6 lies we were told about Trump Jr’s meeting with a Kremlin-connected Russian lawyer

A flurry of deception.

Republican presidential candidate Donald Trump, left, hugs his son Donald Trump Jr. during a rally at Ohio University Eastern Campus in St. Clairsville, Ohio, June 28, 2016. CREDIT: AP Photo/Patrick Semansky
Republican presidential candidate Donald Trump, left, hugs his son Donald Trump Jr. during a rally at Ohio University Eastern Campus in St. Clairsville, Ohio, June 28, 2016. CREDIT: AP Photo/Patrick Semansky

In a series of reports released over three days, the New York Times, citing White House sources, revealed an extraordinary meeting between Donald Trump Jr. and a Russian lawyer with connections to the Kremlin. The meeting was also attended by two top campaign aides, Paul Manafort and Jared Kushner.

Eventually, we learned that this meeting was set up through the son of a Russian billionaire, Emin Agalarov, through his publicist, Rod Goldstone. Trump and Trump Jr. met both men through the 2013 Miss Universe competition, which was held in Moscow.

Trump Jr. was told that the Russian lawyer, Natalia Veselnitskaya, had damaging information about Hillary Clinton. In an email, Trump Jr. was informed prior to the meeting “that the material was part of a Russian government effort to aid his father’s candidacy.”

Notably, various parties involved in the meeting have told at least seven lies about the nature and substance of the meeting.

1. In March, Trump Jr. denied ever meeting with a Russian national as a representative of the campaign

Trump Jr. told the New York Times in March that he never met with any Russian where “I was representing the campaign in any way, shape or form.” This meeting was taken in his campaign capacity. He was seeking damaging information about his father’s opponent, Hillary Clinton, and invited the campaign chairman, Paul Manafort, and a top campaign adviser, his brother-in-law Jared Kushner.

2. In March, Trump Jr. denied ever discussing government policies related to Russia as a representative of the campaign

Trump Jr. also told the New York Times that if he ever met with a Russian in his private capacity he never “discussed government policies related to Russia.” Trump Jr. has admitted that a topic of discussion at his meeting with Veselnitskaya was the Magnitsky Act, legislation that imposes sanctions of Russian nationals for human rights violations. The repeal of the Magnitsky Act is one of Russian President Vladimir Putin’s top priorities.

3. Trump Jr. initially told the New York Times that the primary topic of the meeting was “the adoption of Russian children.”

In his initial statement, Trump Jr. said that he “primarily discussed a program about the adoption of Russian children that was active and popular with American families years ago and was since ended by the Russian government.” Later, Trump Jr. admitted that he went to the meeting for the purpose of getting dirt on Hillary Clinton and was disappointed when Veselnitskaya was allegedly not able to produce it.

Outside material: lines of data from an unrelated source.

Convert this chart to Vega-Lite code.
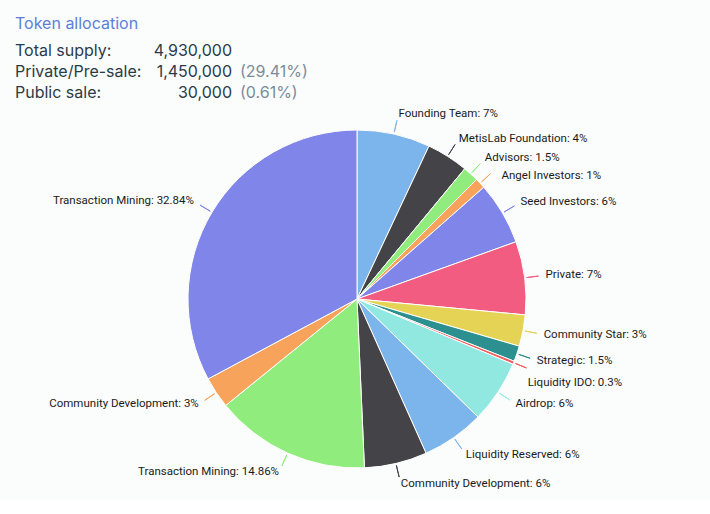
{
  "$schema": "https://vega.github.io/schema/vega-lite/v6.json",
  "background": "#fbfdfd",
  "padding": {"left": 4, "top": 16, "right": 0, "bottom": 0},
  "bounds": "flush",
  "spacing": 0,
  "config": {"view": {"stroke": null}, "font": "Inter"},
  "title": {"text": "Token allocation", "anchor": "start", "fontSize": 16, "fontWeight": "normal", "color": "#5b7fd6", "font": "Inter", "dx": 11, "offset": 3, "frame": "group"},
  "vconcat": [
    {
      "width": 300,
      "height": 63,
      "data": {"values": [
        {"row": 1, "col": "label", "text": "Total supply:"},
        {"row": 1, "col": "value", "text": "4,930,000"},
        {"row": 2, "col": "label", "text": "Private/Pre-sale:"},
        {"row": 2, "col": "value", "text": "1,450,000"},
        {"row": 2, "col": "pct", "text": "(29.41%)"},
        {"row": 3, "col": "label", "text": "Public sale:"},
        {"row": 3, "col": "value", "text": "30,000"},
        {"row": 3, "col": "pct", "text": "(0.61%)"}
      ]},
      "encoding": {
        "y": {"field": "row", "type": "quantitative", "scale": {"domain": [0, 3], "reverse": true}, "axis": null},
        "text": {"field": "text"}
      },
      "layer": [
        {"transform": [{"filter": "datum.col == 'label'"}],
         "mark": {"type": "text", "align": "left", "baseline": "alphabetic", "fontSize": 16, "font": "Inter", "color": "#2c3a47"},
         "encoding": {"x": {"value": 11}}},
        {"transform": [{"filter": "datum.col == 'value'"}],
         "mark": {"type": "text", "align": "right", "baseline": "alphabetic", "fontSize": 16, "font": "Inter", "color": "#2c3a47"},
         "encoding": {"x": {"value": 228}}},
        {"transform": [{"filter": "datum.col == 'pct'"}],
         "mark": {"type": "text", "align": "left", "baseline": "alphabetic", "fontSize": 16, "font": "Inter", "color": "#7d8b99"},
         "encoding": {"x": {"value": 236}}}
      ]
    },
    {
      "width": 706,
      "height": 402,
      "data": {"values": [
        {"order": 1, "name": "Founding Team", "value": 7},
        {"order": 2, "name": "MetisLab Foundation", "value": 4},
        {"order": 3, "name": "Advisors", "value": 1.5},
        {"order": 4, "name": "Angel Investors", "value": 1},
        {"order": 5, "name": "Seed Investors", "value": 6},
        {"order": 6, "name": "Private", "value": 7},
        {"order": 7, "name": "Community Star", "value": 3},
        {"order": 8, "name": "Strategic", "value": 1.5},
        {"order": 9, "name": "Liquidity IDO", "value": 0.3},
        {"order": 10, "name": "Airdrop", "value": 6},
        {"order": 11, "name": "Liquidity Reserved", "value": 6},
        {"order": 12, "name": "Community Development", "value": 6},
        {"order": 13, "name": "Transaction Mining", "value": 14.86},
        {"order": 14, "name": "Community Development", "value": 3},
        {"order": 15, "name": "Transaction Mining", "value": 32.84}
      ]},
      "transform": [
        {"window": [{"op": "sum", "field": "value", "as": "end"}], "sort": [{"field": "order"}], "frame": [null, 0]},
        {"calculate": "datum.end - datum.value", "as": "start"},
        {"calculate": "datum.end - datum.value / 2", "as": "mid"},
        {"window": [{"op": "lag", "field": "mid", "as": "prev"}], "sort": [{"field": "order"}]},
        {"calculate": "(datum.prev != null && datum.mid - datum.prev < 2) ? datum.prev + 2 : datum.mid", "as": "labelPos"},
        {"calculate": "datum.mid < 50 ? 'right' : 'left'", "as": "side"},
        {"calculate": "datum.name + ': ' + datum.value + '%'", "as": "label"}
      ],
      "layer": [
        {
          "mark": {"type": "arc", "radius": 169, "stroke": "#ffffff", "strokeWidth": 1},
          "encoding": {
            "theta": {"field": "start", "type": "quantitative", "scale": {"domain": [0, 100]}},
            "theta2": {"field": "end"},
            "color": {"field": "order", "type": "ordinal", "legend": null,
              "scale": {"range": ["#7cb5ec", "#434348", "#90ed7d", "#f7a35c", "#8085e9", "#f15c80", "#e4d354", "#2b908f", "#f45b5b", "#91e8e1", "#7cb5ec", "#434348", "#90ed7d", "#f7a35c", "#8085e9"]}}
          }
        },
        {
          "mark": {"type": "arc", "radius": 183, "radius2": 171, "fillOpacity": 0, "strokeWidth": 1},
          "encoding": {
            "theta": {"field": "mid", "type": "quantitative", "scale": {"domain": [0, 100]}},
            "theta2": {"field": "mid"},
            "stroke": {"field": "order", "type": "ordinal", "legend": null,
              "scale": {"range": ["#7cb5ec", "#434348", "#90ed7d", "#f7a35c", "#8085e9", "#f15c80", "#e4d354", "#2b908f", "#f45b5b", "#91e8e1", "#7cb5ec", "#434348", "#90ed7d", "#f7a35c", "#8085e9"]}}
          }
        },
        {
          "transform": [{"filter": "datum.side == 'right'"}],
          "mark": {"type": "text", "radius": 190, "align": "left", "baseline": "middle", "fontSize": 11.5, "font": "Roboto", "color": "#1a1a1a"},
          "encoding": {
            "theta": {"field": "labelPos", "type": "quantitative", "scale": {"domain": [0, 100]}},
            "text": {"field": "label"}
          }
        },
        {
          "transform": [{"filter": "datum.side == 'left'"}],
          "mark": {"type": "text", "radius": 190, "align": "right", "baseline": "middle", "fontSize": 11.5, "font": "Roboto", "color": "#1a1a1a"},
          "encoding": {
            "theta": {"field": "labelPos", "type": "quantitative", "scale": {"domain": [0, 100]}},
            "text": {"field": "label"}
          }
        }
      ]
    }
  ]
}
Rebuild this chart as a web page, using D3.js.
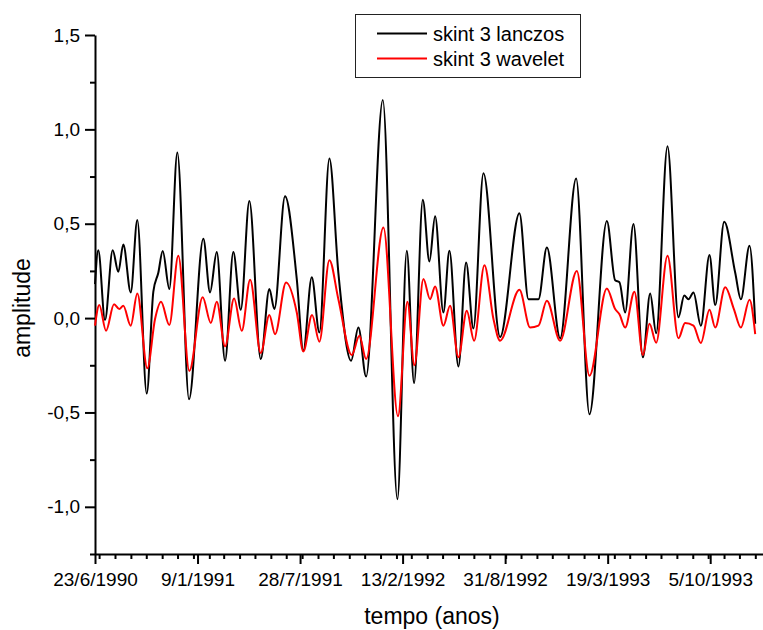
<!DOCTYPE html>
<html>
<head>
<meta charset="utf-8">
<script src="https://cdn.jsdelivr.net/npm/d3@7"></script>
<style>
  body { margin: 0; background: #fff; }
  text { font-family: "Liberation Sans", Arial, sans-serif; fill: #000; }
</style>
</head>
<body>
<div id="my_dataviz"></div>
<script>

// values: [days after 23/6/1990, amplitude]
var lanczos = [
  [0, 0.18], [6.4, 0.36], [19.5, -0.01], [34.5, 0.36], [45.5, 0.245], [55.2, 0.39],
  [69.7, 0.136], [82.5, 0.52], [100.9, -0.40], [113.8, 0.14], [123.5, 0.24], [132.1, 0.356],
  [145, 0.154], [160.6, 0.878], [183.4, -0.43], [211.3, 0.42], [224.4, 0.136], [237.5, 0.35],
  [253.7, -0.226], [269.8, 0.35], [284.3, 0.044], [301.1, 0.62], [323.3, -0.217], [340.1, 0.154],
  [349.9, 0.048], [370.7, 0.645], [393.6, 0.207], [406.4, -0.173], [422.8, 0.216], [437.7, -0.076],
  [457.2, 0.846], [474.7, 0.24], [499.5, -0.226], [513.8, -0.05], [528.8, -0.31], [561.4, 1.156],
  [589.9, -0.96], [608.2, 0.357], [622.4, -0.344], [639.4, 0.627], [652.3, 0.30], [663.4, 0.54],
  [679.6, 0.03], [691.3, 0.357], [708.9, -0.256], [723.9, 0.295], [738.1, -0.055], [757.7, 0.768],
  [790.2, -0.10], [827.9, 0.556], [845.4, 0.10], [865, 0.10], [881.4, 0.374], [907.3, -0.107],
  [938.5, 0.74], [964.5, -0.51], [998.4, 0.515], [1014.6, 0.2], [1023, 0.19], [1034.1, 0.03],
  [1050.3, 0.498], [1068.7, -0.208], [1082.9, 0.13], [1094.6, -0.08], [1116.7, 0.91], [1138.1, 0.004],
  [1149.3, 0.12], [1157.6, 0.10], [1167.4, 0.136], [1181.8, -0.04], [1198.6, 0.334], [1209.8, 0.069],
  [1227.3, 0.51], [1248.8, 0.24], [1259.9, 0.10], [1276.7, 0.383], [1287.8, -0.03]
];

var wavelet = [
  [0, -0.04], [8.4, 0.069], [21.5, -0.067], [37.1, 0.074], [47.4, 0.048], [55.2, 0.065],
  [69.7, -0.04], [82.5, 0.13], [102.1, -0.266], [117.1, -0.005], [128.8, 0.086], [145, -0.037],
  [162.5, 0.33], [184, -0.28], [210, 0.11], [225.9, -0.026], [237.5, 0.086], [253.7, -0.15],
  [271.3, 0.104], [286.3, -0.067], [302.6, 0.203], [323.3, -0.185], [340.1, 0.016], [351.2, -0.085],
  [372.7, 0.189], [393.6, 0.03], [406.4, -0.177], [423.4, 0.016], [437.7, -0.125], [457.2, 0.307],
  [474.7, 0.10], [500.8, -0.196], [515.7, -0.094], [528.8, -0.217], [562.6, 0.48], [591, -0.52],
  [609.4, 0.086], [623, -0.25], [640.6, 0.207], [653.6, 0.10], [663.4, 0.168], [679.6, -0.04],
  [692.6, 0.065], [708.9, -0.208], [725.2, 0.039], [739.5, -0.12], [759.6, 0.28], [777.2, -0.005],
  [790.2, -0.12], [827.9, 0.15], [848.7, -0.05], [865, -0.04], [881.4, 0.092], [907.3, -0.12],
  [939.8, 0.25], [964.5, -0.305], [998.4, 0.157], [1014.6, 0.048], [1023, 0.02], [1034.1, -0.05],
  [1052.2, 0.14], [1068.7, -0.196], [1081.6, -0.03], [1094.6, -0.13], [1116.7, 0.33], [1138.1, -0.107],
  [1151, -0.026], [1167.4, -0.04], [1181.8, -0.132], [1198.6, 0.044], [1209.8, -0.05], [1229.3, 0.163],
  [1246.2, 0.048], [1259.9, -0.05], [1276.7, 0.097], [1287.8, -0.085]
];

var seriesNames = ["skint 3 lanczos", "skint 3 wavelet"];
var seriesColors = ["#000000", "#ff0000"];

// tick labels
var xTickDays = [0, 200, 400, 600, 800, 1000, 1200];
var yTicks = [-1.0, -0.5, 0.0, 0.5, 1.0, 1.5];
var yMinorTicks = [-1.25, -0.75, -0.25, 0.25, 0.75, 1.25];

var startDate = new Date(1990, 5, 23);
var endDay = 1303;

var width = 763, height = 630;
var margin = {top: 35, right: 0, bottom: 76, left: 95};

var svg = d3.select("#my_dataviz")
  .append("svg")
    .attr("width", width)
    .attr("height", height);

function toDate(d) { return d3.timeDay.offset(startDate, Math.floor(d)) ; }
function dayDate(d) { return new Date(toDate(d).getTime() + (d - Math.floor(d)) * 86400000); }

var x = d3.scaleTime()
  .domain([startDate, toDate(endDay)])
  .range([margin.left, width]);

var y = d3.scaleLinear()
  .domain([-1.25, 1.5])
  .range([height - margin.bottom, margin.top]);

var fmt = d3.timeFormat("%-d/%-m/%Y");
var fmtY = function(v) { return d3.format(".1f")(v).replace(".", ",").replace("−", "-"); };

// X axis: major every 200 days, minor at every month start
var xAxisG = svg.append("g")
  .attr("transform", "translate(0," + y(-1.25) + ")");
xAxisG.call(d3.axisBottom(x)
    .tickValues(d3.timeMonth.range(startDate, toDate(endDay)))
    .tickSize(5).tickFormat(""));
xAxisG.call(g => g.select(".domain").remove());
var xMajor = svg.append("g")
  .attr("transform", "translate(0," + y(-1.25) + ")")
  .call(d3.axisBottom(x)
    .tickValues(xTickDays.map(toDate))
    .tickSize(10).tickPadding(9).tickSizeOuter(0)
    .tickFormat(fmt));
xMajor.selectAll("text").attr("font-size", 19).attr("font-family", "Liberation Sans, Arial, sans-serif");

// Y axis
var yAxisG = svg.append("g")
  .attr("transform", "translate(" + margin.left + ",0)")
  .call(d3.axisLeft(y).tickValues(yMinorTicks).tickSize(5).tickFormat(""));
yAxisG.select(".domain").remove();
var yMajor = svg.append("g")
  .attr("transform", "translate(" + margin.left + ",0)")
  .call(d3.axisLeft(y).tickValues(yTicks).tickSize(10).tickPadding(5).tickSizeOuter(0).tickFormat(fmtY));
yMajor.selectAll("text").attr("font-size", 19).attr("font-family", "Liberation Sans, Arial, sans-serif");

svg.selectAll(".domain, .tick line")
  .attr("stroke", "#000")
  .attr("stroke-width", 2);

// axis titles
svg.append("text")
  .attr("text-anchor", "middle")
  .attr("x", 432)
  .attr("y", 624)
  .attr("font-size", 23)
  .text("tempo (anos)");

svg.append("text")
  .attr("text-anchor", "middle")
  .attr("transform", "translate(30,308) rotate(-90)")
  .attr("font-size", 23)
  .text("amplitude");

// lines
var line = d3.line()
  .curve(d3.curveMonotoneX)
  .x(function(d) { return x(dayDate(d[0])); })
  .y(function(d) { return y(d[1]); });

var allSeries = [lanczos, wavelet];
svg.selectAll("path.serie")
  .data(allSeries)
  .enter()
  .append("path")
    .attr("class", "serie")
    .attr("fill", "none")
    .attr("stroke", function(d, i) { return seriesColors[i]; })
    .attr("stroke-width", 2)
    .attr("stroke-linejoin", "round")
    .attr("d", line);

// legend
var legend = svg.append("g");
legend.append("rect")
  .attr("x", 355.5).attr("y", 14.5)
  .attr("width", 225).attr("height", 63)
  .attr("fill", "#fff")
  .attr("stroke", "#222")
  .attr("stroke-width", 1);
seriesNames.forEach(function(name, i) {
  var ly = 33.5 + i * 25;
  legend.append("line")
    .attr("x1", 377).attr("x2", 427)
    .attr("y1", ly).attr("y2", ly)
    .attr("stroke", seriesColors[i])
    .attr("stroke-width", 2);
  legend.append("text")
    .attr("x", 433)
    .attr("y", ly + 7)
    .attr("font-size", 20)
    .text(name);
});

</script>
</body>
</html>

4. Goldstone, who arranged the meeting, denied any knowledge of involvement from the Russian government.

Rod Goldstone, the music publicist who helped broker the meeting initially “denied any knowledge of involvement by the Russian government in the matter.” When confronted by the New York Times with his email describing the involvement of the Russian government, he stopped responding to inquiries.

5. Veselnitskaya, the Russian lawyer, “denied that the campaign or compromising material about Mrs. Clinton ever came up.”

Veselnitskaya told the New York Times that “nothing at all about the presidential campaign” was discussed at the meeting. She later admitted to NBC News that the topic did come up, although she claims she was unable to produce the information.

6. Kushner omitted the meeting from the federal disclosures required to get a security clearance.

Jared Kushner failed to disclose the meeting in the forms he submitted to obtain his security clearance as a White House adviser. That means that these forms, as submitted, were false. Kushner’s lawyer said he revised his forms to include this information.